Recorded information:

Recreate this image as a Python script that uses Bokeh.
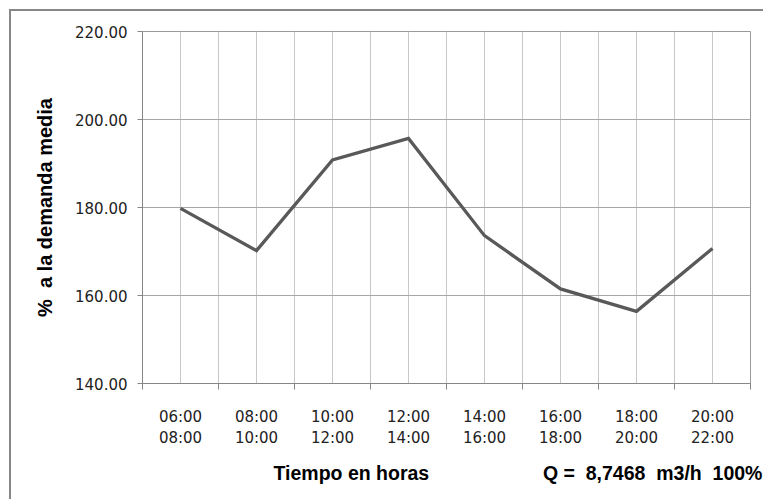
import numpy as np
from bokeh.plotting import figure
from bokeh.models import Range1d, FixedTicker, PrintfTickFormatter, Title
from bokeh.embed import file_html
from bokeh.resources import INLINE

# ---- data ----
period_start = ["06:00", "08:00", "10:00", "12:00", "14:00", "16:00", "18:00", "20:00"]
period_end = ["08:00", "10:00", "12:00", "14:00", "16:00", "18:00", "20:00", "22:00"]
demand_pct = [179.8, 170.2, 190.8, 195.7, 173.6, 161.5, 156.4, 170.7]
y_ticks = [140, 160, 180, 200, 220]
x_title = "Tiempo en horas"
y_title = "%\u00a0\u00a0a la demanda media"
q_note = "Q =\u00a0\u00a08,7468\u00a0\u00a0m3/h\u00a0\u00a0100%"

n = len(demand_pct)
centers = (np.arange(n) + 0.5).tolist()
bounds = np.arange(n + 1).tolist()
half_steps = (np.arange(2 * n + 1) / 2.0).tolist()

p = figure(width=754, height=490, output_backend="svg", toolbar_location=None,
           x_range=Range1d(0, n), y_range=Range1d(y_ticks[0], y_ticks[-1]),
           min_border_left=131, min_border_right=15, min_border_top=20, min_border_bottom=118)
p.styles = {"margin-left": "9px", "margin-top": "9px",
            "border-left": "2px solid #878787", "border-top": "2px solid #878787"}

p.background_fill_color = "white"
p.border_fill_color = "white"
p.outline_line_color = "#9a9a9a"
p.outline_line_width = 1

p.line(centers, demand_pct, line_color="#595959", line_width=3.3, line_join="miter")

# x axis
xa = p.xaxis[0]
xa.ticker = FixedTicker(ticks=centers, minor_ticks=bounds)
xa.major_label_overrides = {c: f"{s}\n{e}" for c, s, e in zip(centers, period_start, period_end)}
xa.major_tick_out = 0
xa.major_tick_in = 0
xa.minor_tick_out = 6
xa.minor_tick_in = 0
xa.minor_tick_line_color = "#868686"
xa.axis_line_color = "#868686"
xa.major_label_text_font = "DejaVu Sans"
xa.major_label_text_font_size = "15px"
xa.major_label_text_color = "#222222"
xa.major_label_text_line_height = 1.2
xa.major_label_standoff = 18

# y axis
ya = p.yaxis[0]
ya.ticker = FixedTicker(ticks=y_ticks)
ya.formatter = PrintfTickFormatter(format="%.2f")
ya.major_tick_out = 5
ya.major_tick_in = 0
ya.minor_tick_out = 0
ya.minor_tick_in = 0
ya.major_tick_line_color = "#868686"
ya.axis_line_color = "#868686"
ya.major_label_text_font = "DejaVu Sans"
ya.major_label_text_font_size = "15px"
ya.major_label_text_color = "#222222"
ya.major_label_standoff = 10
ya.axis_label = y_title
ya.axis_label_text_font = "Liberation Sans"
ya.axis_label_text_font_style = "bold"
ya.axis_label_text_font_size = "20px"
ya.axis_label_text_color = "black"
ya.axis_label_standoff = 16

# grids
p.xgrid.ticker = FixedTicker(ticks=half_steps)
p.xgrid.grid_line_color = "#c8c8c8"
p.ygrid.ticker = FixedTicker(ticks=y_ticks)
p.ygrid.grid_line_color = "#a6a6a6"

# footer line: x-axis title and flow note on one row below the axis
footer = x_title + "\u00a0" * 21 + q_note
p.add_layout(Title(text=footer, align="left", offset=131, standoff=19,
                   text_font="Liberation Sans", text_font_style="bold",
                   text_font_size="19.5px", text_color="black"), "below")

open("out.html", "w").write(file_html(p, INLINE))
...
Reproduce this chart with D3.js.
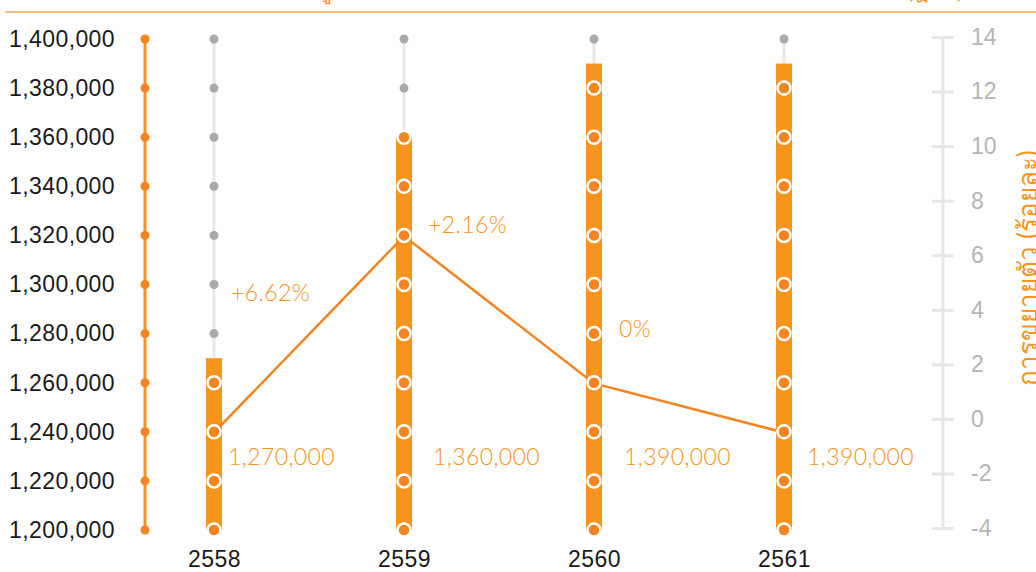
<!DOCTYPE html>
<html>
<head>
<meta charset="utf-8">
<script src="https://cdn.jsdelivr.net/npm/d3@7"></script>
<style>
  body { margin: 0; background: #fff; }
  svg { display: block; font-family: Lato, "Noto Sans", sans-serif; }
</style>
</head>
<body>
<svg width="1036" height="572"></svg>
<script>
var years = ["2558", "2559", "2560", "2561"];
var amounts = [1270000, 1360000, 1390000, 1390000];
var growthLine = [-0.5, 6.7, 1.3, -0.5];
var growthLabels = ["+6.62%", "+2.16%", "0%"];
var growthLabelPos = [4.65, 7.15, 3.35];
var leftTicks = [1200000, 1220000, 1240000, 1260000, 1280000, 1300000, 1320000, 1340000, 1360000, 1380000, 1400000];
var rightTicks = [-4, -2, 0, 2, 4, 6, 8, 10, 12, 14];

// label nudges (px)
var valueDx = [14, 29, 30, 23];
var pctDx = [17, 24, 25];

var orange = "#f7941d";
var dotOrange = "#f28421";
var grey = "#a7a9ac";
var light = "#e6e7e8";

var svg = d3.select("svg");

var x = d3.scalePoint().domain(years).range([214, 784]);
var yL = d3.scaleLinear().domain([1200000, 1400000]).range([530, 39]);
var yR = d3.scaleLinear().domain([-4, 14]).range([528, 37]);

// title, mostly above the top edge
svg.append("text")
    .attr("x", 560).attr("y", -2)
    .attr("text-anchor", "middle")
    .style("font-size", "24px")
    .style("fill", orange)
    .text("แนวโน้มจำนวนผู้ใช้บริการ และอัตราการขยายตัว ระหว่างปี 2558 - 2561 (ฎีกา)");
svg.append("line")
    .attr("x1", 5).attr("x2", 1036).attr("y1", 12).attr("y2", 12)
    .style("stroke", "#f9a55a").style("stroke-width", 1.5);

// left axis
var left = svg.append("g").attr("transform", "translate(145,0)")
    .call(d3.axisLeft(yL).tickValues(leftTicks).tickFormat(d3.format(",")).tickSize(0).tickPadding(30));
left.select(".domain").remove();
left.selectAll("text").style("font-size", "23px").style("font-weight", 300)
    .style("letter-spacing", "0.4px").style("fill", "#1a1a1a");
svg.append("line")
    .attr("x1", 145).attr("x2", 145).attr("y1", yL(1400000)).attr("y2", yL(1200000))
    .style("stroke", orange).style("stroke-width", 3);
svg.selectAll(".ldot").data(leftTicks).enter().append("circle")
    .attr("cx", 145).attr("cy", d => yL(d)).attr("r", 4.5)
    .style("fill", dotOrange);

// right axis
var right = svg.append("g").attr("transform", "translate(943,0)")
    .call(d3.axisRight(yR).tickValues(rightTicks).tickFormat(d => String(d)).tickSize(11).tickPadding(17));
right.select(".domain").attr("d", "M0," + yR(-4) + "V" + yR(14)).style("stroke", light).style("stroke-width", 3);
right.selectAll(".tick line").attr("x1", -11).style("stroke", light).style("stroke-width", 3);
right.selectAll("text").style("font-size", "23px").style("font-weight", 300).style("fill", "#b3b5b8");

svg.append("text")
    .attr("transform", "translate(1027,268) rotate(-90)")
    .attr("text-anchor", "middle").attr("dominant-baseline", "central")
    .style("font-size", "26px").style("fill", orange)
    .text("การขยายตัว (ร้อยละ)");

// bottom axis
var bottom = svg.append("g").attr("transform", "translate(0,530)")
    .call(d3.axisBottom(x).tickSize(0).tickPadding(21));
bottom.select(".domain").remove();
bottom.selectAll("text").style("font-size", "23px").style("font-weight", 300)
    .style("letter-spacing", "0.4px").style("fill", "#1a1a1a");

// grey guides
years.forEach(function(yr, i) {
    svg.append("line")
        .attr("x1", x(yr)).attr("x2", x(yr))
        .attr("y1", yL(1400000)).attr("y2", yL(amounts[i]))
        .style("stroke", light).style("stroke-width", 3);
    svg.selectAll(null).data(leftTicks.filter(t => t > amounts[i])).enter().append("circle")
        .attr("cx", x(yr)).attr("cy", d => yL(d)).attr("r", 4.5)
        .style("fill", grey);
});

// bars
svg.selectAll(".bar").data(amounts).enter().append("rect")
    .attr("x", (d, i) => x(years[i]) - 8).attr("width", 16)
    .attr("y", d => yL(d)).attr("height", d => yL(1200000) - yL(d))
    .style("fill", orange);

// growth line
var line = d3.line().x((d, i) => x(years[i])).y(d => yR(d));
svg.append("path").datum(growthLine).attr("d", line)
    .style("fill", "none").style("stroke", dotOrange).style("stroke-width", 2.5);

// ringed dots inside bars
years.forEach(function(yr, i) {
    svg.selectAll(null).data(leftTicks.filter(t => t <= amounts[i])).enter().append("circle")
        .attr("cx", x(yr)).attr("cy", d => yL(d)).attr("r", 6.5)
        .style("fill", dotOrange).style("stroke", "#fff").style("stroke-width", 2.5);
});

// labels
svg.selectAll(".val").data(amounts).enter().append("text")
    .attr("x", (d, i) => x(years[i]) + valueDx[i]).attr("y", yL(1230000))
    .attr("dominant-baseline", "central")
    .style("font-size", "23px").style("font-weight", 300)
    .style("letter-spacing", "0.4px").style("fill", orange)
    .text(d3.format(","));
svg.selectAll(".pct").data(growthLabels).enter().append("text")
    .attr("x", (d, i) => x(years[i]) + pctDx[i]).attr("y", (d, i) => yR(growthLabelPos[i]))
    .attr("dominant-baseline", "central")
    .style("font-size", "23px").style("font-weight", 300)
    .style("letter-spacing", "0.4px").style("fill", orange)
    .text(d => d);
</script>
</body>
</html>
---
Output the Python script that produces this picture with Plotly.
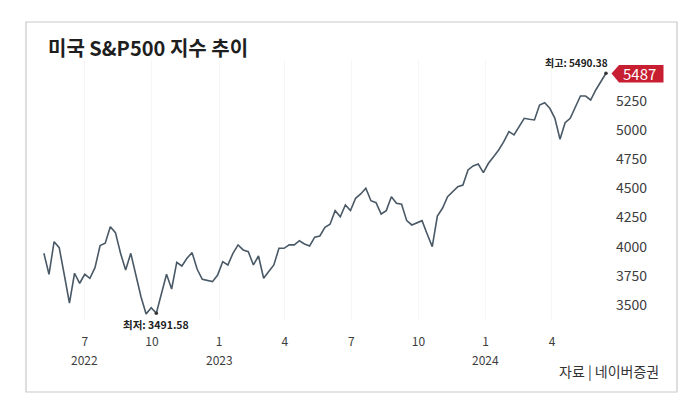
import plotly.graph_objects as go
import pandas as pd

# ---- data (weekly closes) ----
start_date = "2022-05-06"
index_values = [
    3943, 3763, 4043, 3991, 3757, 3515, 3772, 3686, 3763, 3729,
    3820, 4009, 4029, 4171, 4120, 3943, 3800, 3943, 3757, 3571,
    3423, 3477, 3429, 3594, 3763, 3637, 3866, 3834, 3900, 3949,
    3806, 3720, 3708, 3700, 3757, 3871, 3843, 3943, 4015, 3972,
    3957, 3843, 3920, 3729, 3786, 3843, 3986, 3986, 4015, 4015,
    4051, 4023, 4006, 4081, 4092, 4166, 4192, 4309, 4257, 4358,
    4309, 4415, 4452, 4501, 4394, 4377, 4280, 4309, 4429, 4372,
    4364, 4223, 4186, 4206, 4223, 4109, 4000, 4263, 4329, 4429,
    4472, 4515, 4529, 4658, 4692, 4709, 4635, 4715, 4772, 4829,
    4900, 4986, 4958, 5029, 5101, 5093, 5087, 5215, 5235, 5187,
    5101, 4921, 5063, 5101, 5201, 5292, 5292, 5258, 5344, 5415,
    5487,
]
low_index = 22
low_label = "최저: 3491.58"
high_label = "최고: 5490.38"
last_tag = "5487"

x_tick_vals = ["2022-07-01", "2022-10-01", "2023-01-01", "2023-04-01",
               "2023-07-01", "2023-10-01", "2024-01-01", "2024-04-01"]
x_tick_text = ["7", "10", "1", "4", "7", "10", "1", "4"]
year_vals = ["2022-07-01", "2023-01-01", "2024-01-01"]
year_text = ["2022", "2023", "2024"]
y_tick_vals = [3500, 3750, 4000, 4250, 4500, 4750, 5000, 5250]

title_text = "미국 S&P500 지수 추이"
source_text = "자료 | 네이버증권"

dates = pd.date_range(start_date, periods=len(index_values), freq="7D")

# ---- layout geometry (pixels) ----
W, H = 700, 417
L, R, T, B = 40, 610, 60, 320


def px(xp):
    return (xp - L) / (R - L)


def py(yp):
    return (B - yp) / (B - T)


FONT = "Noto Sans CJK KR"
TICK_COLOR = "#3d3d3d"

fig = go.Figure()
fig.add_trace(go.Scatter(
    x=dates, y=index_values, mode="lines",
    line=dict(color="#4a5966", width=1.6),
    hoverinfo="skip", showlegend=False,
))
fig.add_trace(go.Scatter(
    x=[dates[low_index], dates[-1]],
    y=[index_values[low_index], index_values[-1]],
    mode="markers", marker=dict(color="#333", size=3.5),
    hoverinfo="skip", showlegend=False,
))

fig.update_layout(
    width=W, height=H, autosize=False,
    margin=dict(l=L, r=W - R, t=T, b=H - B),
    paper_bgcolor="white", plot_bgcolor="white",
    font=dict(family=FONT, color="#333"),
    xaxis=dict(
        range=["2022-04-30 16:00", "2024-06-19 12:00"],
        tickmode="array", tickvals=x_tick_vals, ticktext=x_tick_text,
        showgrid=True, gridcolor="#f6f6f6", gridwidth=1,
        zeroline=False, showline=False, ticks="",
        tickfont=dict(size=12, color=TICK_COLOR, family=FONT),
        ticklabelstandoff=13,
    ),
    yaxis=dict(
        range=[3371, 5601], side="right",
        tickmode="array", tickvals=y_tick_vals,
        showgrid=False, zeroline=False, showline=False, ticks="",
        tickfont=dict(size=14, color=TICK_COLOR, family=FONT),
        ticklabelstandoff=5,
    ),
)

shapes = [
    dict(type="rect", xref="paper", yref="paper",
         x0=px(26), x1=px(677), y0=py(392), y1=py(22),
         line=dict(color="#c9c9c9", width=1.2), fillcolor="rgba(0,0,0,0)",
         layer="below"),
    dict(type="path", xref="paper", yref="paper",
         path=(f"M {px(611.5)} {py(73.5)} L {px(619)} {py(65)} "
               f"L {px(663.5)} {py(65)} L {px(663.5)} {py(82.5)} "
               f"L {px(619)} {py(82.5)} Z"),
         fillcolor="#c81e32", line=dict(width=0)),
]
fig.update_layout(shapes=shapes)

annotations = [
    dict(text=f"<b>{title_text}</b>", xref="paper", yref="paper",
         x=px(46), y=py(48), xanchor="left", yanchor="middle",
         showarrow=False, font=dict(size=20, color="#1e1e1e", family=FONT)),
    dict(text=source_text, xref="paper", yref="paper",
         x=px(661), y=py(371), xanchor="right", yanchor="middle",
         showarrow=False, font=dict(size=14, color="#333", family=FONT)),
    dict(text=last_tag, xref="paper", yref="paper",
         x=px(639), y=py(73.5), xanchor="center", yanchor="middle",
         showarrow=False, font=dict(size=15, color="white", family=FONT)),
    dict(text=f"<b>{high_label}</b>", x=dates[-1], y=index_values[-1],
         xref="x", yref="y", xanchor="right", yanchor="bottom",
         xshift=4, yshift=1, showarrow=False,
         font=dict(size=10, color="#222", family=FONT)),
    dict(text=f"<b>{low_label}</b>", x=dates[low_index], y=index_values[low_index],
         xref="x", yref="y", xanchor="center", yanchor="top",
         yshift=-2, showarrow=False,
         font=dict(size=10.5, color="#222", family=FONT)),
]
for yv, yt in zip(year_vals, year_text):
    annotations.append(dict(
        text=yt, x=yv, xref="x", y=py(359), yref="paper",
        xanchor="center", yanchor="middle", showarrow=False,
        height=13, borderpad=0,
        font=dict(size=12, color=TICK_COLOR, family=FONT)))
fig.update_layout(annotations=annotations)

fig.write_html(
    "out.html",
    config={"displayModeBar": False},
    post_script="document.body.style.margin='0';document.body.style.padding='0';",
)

Problem requirements: The first line to give again is the one with "Recreate this image", and the last is the one with "half_steps = (np.arange(2". Repeat them and everything between exactly, minus the pictures.

Task response:
Recreate this image as a Python script that uses Bokeh.
import numpy as np
from bokeh.plotting import figure
from bokeh.models import Range1d, FixedTicker, PrintfTickFormatter, Title
from bokeh.embed import file_html
from bokeh.resources import INLINE

# ---- data ----
period_start = ["06:00", "08:00", "10:00", "12:00", "14:00", "16:00", "18:00", "20:00"]
period_end = ["08:00", "10:00", "12:00", "14:00", "16:00", "18:00", "20:00", "22:00"]
demand_pct = [179.8, 170.2, 190.8, 195.7, 173.6, 161.5, 156.4, 170.7]
y_ticks = [140, 160, 180, 200, 220]
x_title = "Tiempo en horas"
y_title = "%\u00a0\u00a0a la demanda media"
q_note = "Q =\u00a0\u00a08,7468\u00a0\u00a0m3/h\u00a0\u00a0100%"

n = len(demand_pct)
centers = (np.arange(n) + 0.5).tolist()
bounds = np.arange(n + 1).tolist()
half_steps = (np.arange(2 * n + 1) / 2.0).tolist()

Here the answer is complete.